Del “caro soffritti” si è cominciato a parlare quasi un anno fa, quando, a maggio 2023, la Borsa Merci Telematica Italiana (Bmti) aveva rilevato aumenti anomali sui dati all’ingrosso del mercato di Roma: oltre il più 135 per cento il sedano, più 150 per cento le cipolle nostrane.
La situazione non si è risolta, anzi si è aggravata nei mesi a seguire, per l’effetto congiunto di inflazione, bizzarrie climatiche che hanno decimato i raccolti, maggior domanda e contesto internazionale, in particolare le difficoltà di transito nel Mar Rosso e nel canale di Suez.
Alla fine dell’anno scorso la Direzione generale per il commercio estero del ministero del Commercio e Industria dell’India, che ne è il principale produttore mondiale, ha deciso di proibire l’esportazione di cipolle, prodotti di “interesse nazionale”, fino al 31 marzo. Un provvedimento carico di conseguenze per un ingrediente essenziale per la cucina locale e di tutta l’Asia meridionale, che aveva aumentato del 63 per cento l’export rispetto al 2022.
Lo scorso agosto è stato il meno piovoso da oltre un secolo a causa della presenza del Niño e diverse produzioni agricole ne sono state colpite, costringendo le autorità a correre ai ripari. Anche l’Egitto, terzo produttore mondiale e grande consumatore, il 1° ottobre scorso aveva varato un divieto di export di tre mesi poi rinnovati fino al 30 marzo. Nel frattempo, i prezzi sono saliti da dodici sterline egiziane (0,39 dollari) al chilo a 35 (1,13 dollari).
Una crisi di portata globale per l’ortaggio più consumato al mondo dopo le patate: dalle Filippine, dove in pochi mesi i ristoranti hanno tolte le cipolle dai loro menu e i funzionari hanno avvertito i viaggiatori di non importarne senza un permesso speciale, al Canada, colpito da piogge che hanno danneggiato le coltivazioni.

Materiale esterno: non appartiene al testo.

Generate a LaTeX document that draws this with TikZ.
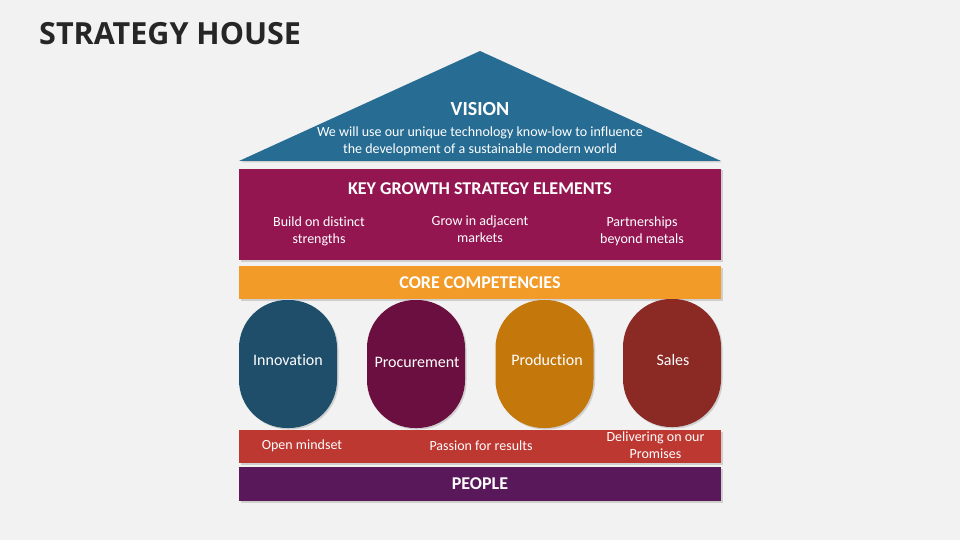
\documentclass[tikz,border=0pt]{standalone}
\usepackage{fontspec}
\setmainfont{Carlito}[Ligatures=NoCommon]
\newfontfamily\headfont{Open Sans}
\usetikzlibrary{shadows}
\definecolor{pagegray}{HTML}{F2F2F2}
\definecolor{titlegray}{HTML}{262626}
\definecolor{roofblue}{HTML}{276C93}
\definecolor{growthred}{HTML}{941651}
\definecolor{coreorange}{HTML}{F29B28}
\definecolor{innoblue}{HTML}{1F4E6B}
\definecolor{procwine}{HTML}{6B0F40}
\definecolor{prodochre}{HTML}{C4780C}
\definecolor{salesbrown}{HTML}{8B2A24}
\definecolor{valuered}{HTML}{BE3832}
\definecolor{peoplepurple}{HTML}{58185A}

\begin{document}
\begin{tikzpicture}
[
x=1pt,y=-1pt,
shade off/.style={drop shadow={shadow xshift=1.5pt,shadow yshift=-1.5pt,opacity=0.3}},
slab/.style 2 args={fill=#1,minimum width=482pt,minimum height=#2,inner sep=0pt,shade off},
pillar/.style={fill=#1,rounded corners=48pt,minimum width=98pt,minimum height=128pt,inner sep=0pt,shade off},
lbl/.style={text=white,font=\fontsize{14}{17}\selectfont,align=center},
head/.style={text=white,font=\bfseries\fontsize{18}{20}\selectfont},
]

\fill[pagegray] (0,0) rectangle (960,540);
\node[anchor=west,inner sep=0pt,text=titlegray,font=\headfont\bfseries\fontsize{30.5}{34}\selectfont] (title) at (39,34) {STRATEGY HOUSE};

% roof
\fill[roofblue,shade off] (239,161) -- (480,51) -- (721,161) -- cycle;
\node[head,font=\bfseries\fontsize{20}{22}\selectfont] (vision) at (480,109) {VISION};
\node[lbl] (visiontxt) at (480,141) {We will use our unique technology know-low to influence\\the development of a sustainable modern world};

% key growth
\node[slab={growthred}{91pt}] (growth) at (480,214.5) {};
\node[head] (growthhead) at (480,189) {KEY GROWTH STRATEGY ELEMENTS};
\node[lbl] (build) at (319,231.5) {Build on distinct\\strengths};
\node[lbl] (grow) at (480,229.5) {Grow in adjacent\\markets};
\node[lbl] (partner) at (642,231.5) {Partnerships\\beyond metals};

% core
\node[slab={coreorange}{33pt}] (core) at (480,282.5) {};
\node[head] (corehead) at (480,282.5) {CORE COMPETENCIES};

% pillars
\node[pillar=innoblue] (inno) at (288,364) {};
\node[pillar=procwine] (proc) at (416,364) {};
\node[pillar=prodochre] (prod) at (544.5,364) {};
\node[pillar=salesbrown] (sales) at (672,363) {};
\node[lbl,font=\fontsize{16}{18}\selectfont] at (288,360) {Innovation};
\node[lbl,font=\fontsize{16}{18}\selectfont] at (417,362) {Procurement};
\node[lbl,font=\fontsize{16}{18}\selectfont] at (547,360) {Production};
\node[lbl,font=\fontsize{16}{18}\selectfont] at (673,360) {Sales};

% values
\node[slab={valuered}{33pt}] (values) at (480,446.5) {};
\node[lbl] (open) at (302,446) {Open mindset};
\node[lbl] (passion) at (481,446) {Passion for results};
\node[lbl] (deliver) at (655.5,445) {Delivering on our\\Promises};

% people
\node[slab={peoplepurple}{34pt}] (people) at (480,484) {};
\node[head] (peoplehead) at (480,484) {PEOPLE};

\end{tikzpicture}
\end{document}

Ne approfitta la Cina, che in poche settimane ha aumentato i prezzi del trenta per cento, ma che si trova in difficoltà con le consegne a causa degli attacchi alle navi nel Mar Rosso.
In Europa, la Francia sta andando bene e la superficie coltivata a cipolla gialla è aumentata rispetto al 2022, ma nei Paesi Bassi, il principale produttore europeo, dove la superficie è aumentata del 3,7 per cento, il raccolto è stato inferiore alla media. In Spagna, dove nel 2022 i raccolti avevano subito una grave siccità nei mesi di maggio e giugno, con un impatto negativo sulle rese, le scorte sono inferiori al previsto, il che ha fatto scendere le esportazioni di quasi il sei per cento negli ultimi tre mesi. I prezzi sono ancora alti per il periodo, con circa 0,68-0,70 euro/kg per i sacchi da venticinque chilogrammi. Anche se si prevede un aumento significativo della superficie coltivata per la stagione 2024/25 e si prevede di recuperare il calo del trenta per cento di due stagioni fa.
In generale, il clima sempre più caldo dell’Europa meridionale ha portato a una riduzione anno dopo anno della superficie coltivata, a causa della mancanza d’acqua. A vantaggio dei Paesi più a nord: l’Austria ha iniziato a esportare mentre Danimarca e Olanda ricevono richieste dal resto del continente. Anche se in Germania, nonostante l’aumento della superficie coltivata, i problemi di disponibilità idrica in Baviera e nella parte orientale del Paese hanno limitato la resa.
Per quanto riguarda l’Italia, dove il settantotto per cento delle famiglie acquista cipolle regolarmente, e che si è sempre rivolta all’estero, non essendo autosufficiente, l’ultima stagione è stata disastrosa a causa del maltempo che ha devastato le coltivazioni romagnole e decimato quelle del Sud. Il risultato è che le cipolle dorate sono quasi introvabili, quelle rosse di Tropea costano intorno ai tre euro al chilo e i prezzi sono alti anche nei mercati all’ingrosso: a gennaio 2024, rispetto a un anno prima, sono aumentate del 61,5 per cento le tonde bianche, del 65 per cento le tonde gialle e del 62,4 per cento le tonde rosse. I commercianti temono che non si riuscirà ad arrivare al nuovo raccolto con le scorte del vecchio prodotto e ci saranno rotture di stock.
Potrebbe fare la differenza la produzione siciliana che dovrebbe arrivare da metà aprile in poi, sempre che risulti sufficiente a garantire il fabbisogno nazionale.